大腸カプセル内視鏡編 その2 専門医へのインタビュー 大腸カプセル内視鏡編 その2


腸に関する病気やその治療法や検査法について、専門の先生にお伺いしました。
斎藤 豊 先生
斎藤 豊 先生
国立研究開発法人 国立がん研究センター中央病院 内視鏡センター長、内視鏡科 科長

■ 専門分野:
消化器内視鏡診断・治療。特に大腸早期がんの拡大診断・ESD 治療

検査にはどれくらい時間がかかるのでしょうか?

カプセルが排出された時点、あるいは内視鏡内の撮影用バッテリーが切れた時点で検査は終了です。排出までの時間は年齢などによって異なりますがおおよそ4~6時間、バッテリーが切れるまでは約10時間かかります。検査の結果は後日、ご本人にお伝えします。

検査にはリスクはないのでしょうか?

痛みが出ることはなく、通常、痛みを伴うことは有りません。またCTで腸の様子を調べる方法もありますが、CTとは違ってカプセル内視鏡では放射線被ばくの危険がなくなります。検査リスクとしては、きわめて稀ですが、カプセルが消化管内に留まってしまう可能性などがあげられます。

飲んだカプセルは最終的にどうなるのでしょうか?

撮影したデータは記録装置に転送されていますので、カプセルはそのまま使い捨てになります。ただ、回収と破棄は自治体や施設のルールにしたがって行う必要があります。詳細は、検査時に配布されるカプセル回収キットに記載されています。
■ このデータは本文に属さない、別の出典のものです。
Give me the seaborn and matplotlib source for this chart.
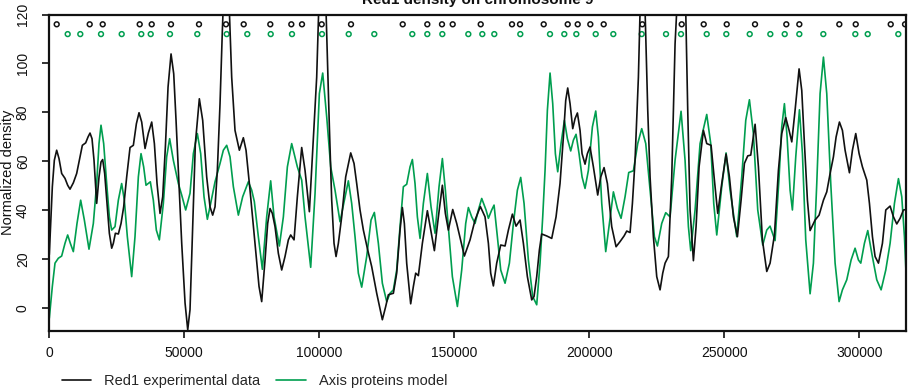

途中で詰まったり、出てこないことはあるのでしょうか?

国内で行われた治験の結果からは、カプセルが消化管の途中で詰まり長期にわたり動かなくなった例はみられていません。一定時間内にカプセルが排出されない場合がありますが、繊維質が豊富な固形食を摂ることで解消できています。万一カプセルが途中で詰まってしまった場合は内視鏡などでカプセルを回収したり、外科手術が必要になる場合がありますが、そういった頻度はきわめて稀です。

何か見つかったときはどうなるのでしょうか?

大腸カプセル内視鏡には、従来の方法のように組織を採取する、病変を切除するといった機能はなく、診断の確定や治療には大腸内視鏡検査が必要です。最近は技術が進歩していますので、専門の技術がしっかりした内視鏡医が行えば、安全に、楽に検査が可能な時代となっていますのでご安心下さい。

何もなければもう検診を受けなくてもいいのでしょうか?

何もなくても検診は年に1回は受けるのが理想です。わが国では一次検査、精密検査とも受診率は思わしくなく、背景にはこれまでの検査法への不安があると思われます。こうした問題を解決し、大腸がん検診をより広めていくことが重要で、大腸カプセル内視鏡はそのきっかけの一つになるかもしれません。